►

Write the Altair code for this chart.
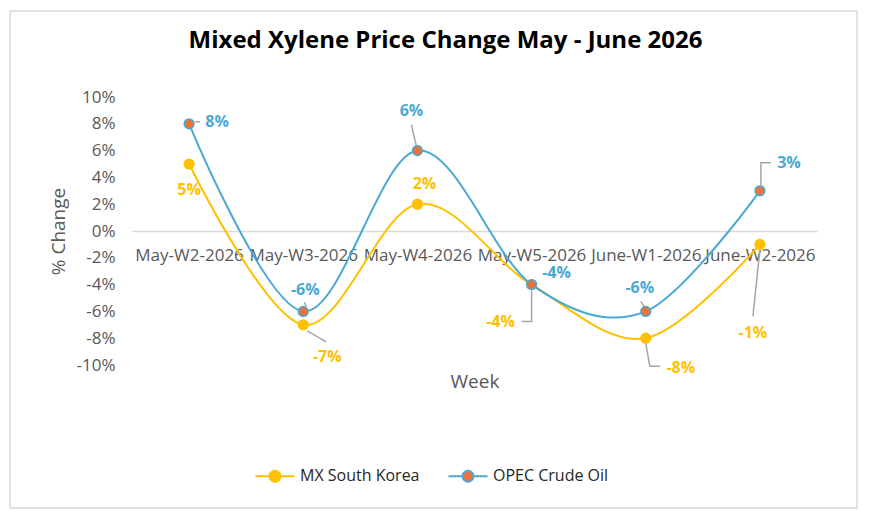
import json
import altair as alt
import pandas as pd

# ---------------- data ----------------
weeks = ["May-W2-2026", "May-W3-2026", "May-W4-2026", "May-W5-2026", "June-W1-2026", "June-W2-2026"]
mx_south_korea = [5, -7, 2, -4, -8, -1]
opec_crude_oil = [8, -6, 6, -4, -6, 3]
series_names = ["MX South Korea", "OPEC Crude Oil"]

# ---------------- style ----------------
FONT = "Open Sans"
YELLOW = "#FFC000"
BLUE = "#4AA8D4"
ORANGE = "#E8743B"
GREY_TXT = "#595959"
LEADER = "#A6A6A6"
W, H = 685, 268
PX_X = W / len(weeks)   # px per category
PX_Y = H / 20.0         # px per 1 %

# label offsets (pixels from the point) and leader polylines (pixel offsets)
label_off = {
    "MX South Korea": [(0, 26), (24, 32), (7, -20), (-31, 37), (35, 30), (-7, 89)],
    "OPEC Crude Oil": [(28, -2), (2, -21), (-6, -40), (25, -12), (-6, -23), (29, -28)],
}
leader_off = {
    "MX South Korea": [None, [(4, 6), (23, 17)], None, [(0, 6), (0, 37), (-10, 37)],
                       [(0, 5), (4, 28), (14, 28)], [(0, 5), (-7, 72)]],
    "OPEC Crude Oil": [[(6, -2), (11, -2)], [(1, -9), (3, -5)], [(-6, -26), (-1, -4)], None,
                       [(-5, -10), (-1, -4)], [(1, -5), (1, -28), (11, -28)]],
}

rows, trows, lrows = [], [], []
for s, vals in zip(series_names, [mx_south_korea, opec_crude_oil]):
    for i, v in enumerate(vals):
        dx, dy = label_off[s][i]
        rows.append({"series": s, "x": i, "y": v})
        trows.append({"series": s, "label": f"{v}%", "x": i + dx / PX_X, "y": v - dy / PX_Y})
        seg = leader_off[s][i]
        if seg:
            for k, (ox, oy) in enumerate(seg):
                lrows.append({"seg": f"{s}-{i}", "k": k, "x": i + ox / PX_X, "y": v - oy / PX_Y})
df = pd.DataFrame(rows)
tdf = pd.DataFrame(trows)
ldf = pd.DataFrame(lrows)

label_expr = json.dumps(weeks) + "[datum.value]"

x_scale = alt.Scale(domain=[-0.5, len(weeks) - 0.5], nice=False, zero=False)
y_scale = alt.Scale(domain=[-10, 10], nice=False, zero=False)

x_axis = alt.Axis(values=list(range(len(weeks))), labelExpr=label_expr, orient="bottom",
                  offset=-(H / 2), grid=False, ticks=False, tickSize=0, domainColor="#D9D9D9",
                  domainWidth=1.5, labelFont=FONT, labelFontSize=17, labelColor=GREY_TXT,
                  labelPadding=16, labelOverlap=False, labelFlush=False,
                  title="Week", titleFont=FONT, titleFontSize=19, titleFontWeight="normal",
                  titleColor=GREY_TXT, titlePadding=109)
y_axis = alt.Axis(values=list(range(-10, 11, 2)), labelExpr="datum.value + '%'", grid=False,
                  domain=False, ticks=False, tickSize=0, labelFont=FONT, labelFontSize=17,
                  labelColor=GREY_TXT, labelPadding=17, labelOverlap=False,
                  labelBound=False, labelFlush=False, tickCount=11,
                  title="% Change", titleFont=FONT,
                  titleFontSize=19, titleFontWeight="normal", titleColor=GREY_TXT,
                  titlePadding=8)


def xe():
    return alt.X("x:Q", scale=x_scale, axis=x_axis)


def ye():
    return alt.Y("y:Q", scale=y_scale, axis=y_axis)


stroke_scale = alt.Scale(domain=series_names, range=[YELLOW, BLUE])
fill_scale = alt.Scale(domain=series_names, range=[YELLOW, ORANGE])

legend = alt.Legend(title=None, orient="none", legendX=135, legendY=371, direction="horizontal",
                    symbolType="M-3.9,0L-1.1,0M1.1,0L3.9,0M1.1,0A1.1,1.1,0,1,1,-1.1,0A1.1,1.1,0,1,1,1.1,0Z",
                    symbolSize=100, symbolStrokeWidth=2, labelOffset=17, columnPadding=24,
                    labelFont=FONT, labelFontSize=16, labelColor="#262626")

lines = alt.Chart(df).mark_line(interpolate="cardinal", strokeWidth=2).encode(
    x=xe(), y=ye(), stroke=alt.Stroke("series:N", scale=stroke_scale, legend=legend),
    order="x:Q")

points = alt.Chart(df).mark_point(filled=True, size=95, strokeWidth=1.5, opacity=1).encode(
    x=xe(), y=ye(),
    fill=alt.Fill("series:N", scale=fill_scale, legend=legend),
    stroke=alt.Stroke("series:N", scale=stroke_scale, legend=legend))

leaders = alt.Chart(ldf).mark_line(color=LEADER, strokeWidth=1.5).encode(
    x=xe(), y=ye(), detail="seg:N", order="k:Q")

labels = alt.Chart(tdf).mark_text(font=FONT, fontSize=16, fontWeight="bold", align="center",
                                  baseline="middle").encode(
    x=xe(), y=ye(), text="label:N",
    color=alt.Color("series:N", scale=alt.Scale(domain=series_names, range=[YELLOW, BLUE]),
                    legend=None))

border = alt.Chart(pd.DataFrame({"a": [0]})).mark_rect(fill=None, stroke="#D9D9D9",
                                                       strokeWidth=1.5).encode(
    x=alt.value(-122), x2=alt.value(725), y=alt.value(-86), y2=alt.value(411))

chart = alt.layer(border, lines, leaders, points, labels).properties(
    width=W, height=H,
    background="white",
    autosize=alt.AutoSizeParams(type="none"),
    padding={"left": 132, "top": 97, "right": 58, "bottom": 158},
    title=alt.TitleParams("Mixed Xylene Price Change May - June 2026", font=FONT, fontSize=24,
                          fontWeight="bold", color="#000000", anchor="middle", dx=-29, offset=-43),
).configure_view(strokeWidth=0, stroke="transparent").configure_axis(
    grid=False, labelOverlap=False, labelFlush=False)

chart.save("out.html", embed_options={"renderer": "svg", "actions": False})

◄

## Instruction
Exactly as written, please give again the lines from the beginning of the listing through the line containing "import pandas as pd", inclusive, without any pictures.

## Completed exercise
Write the Altair code for this chart.
import json
import altair as alt
import pandas as pd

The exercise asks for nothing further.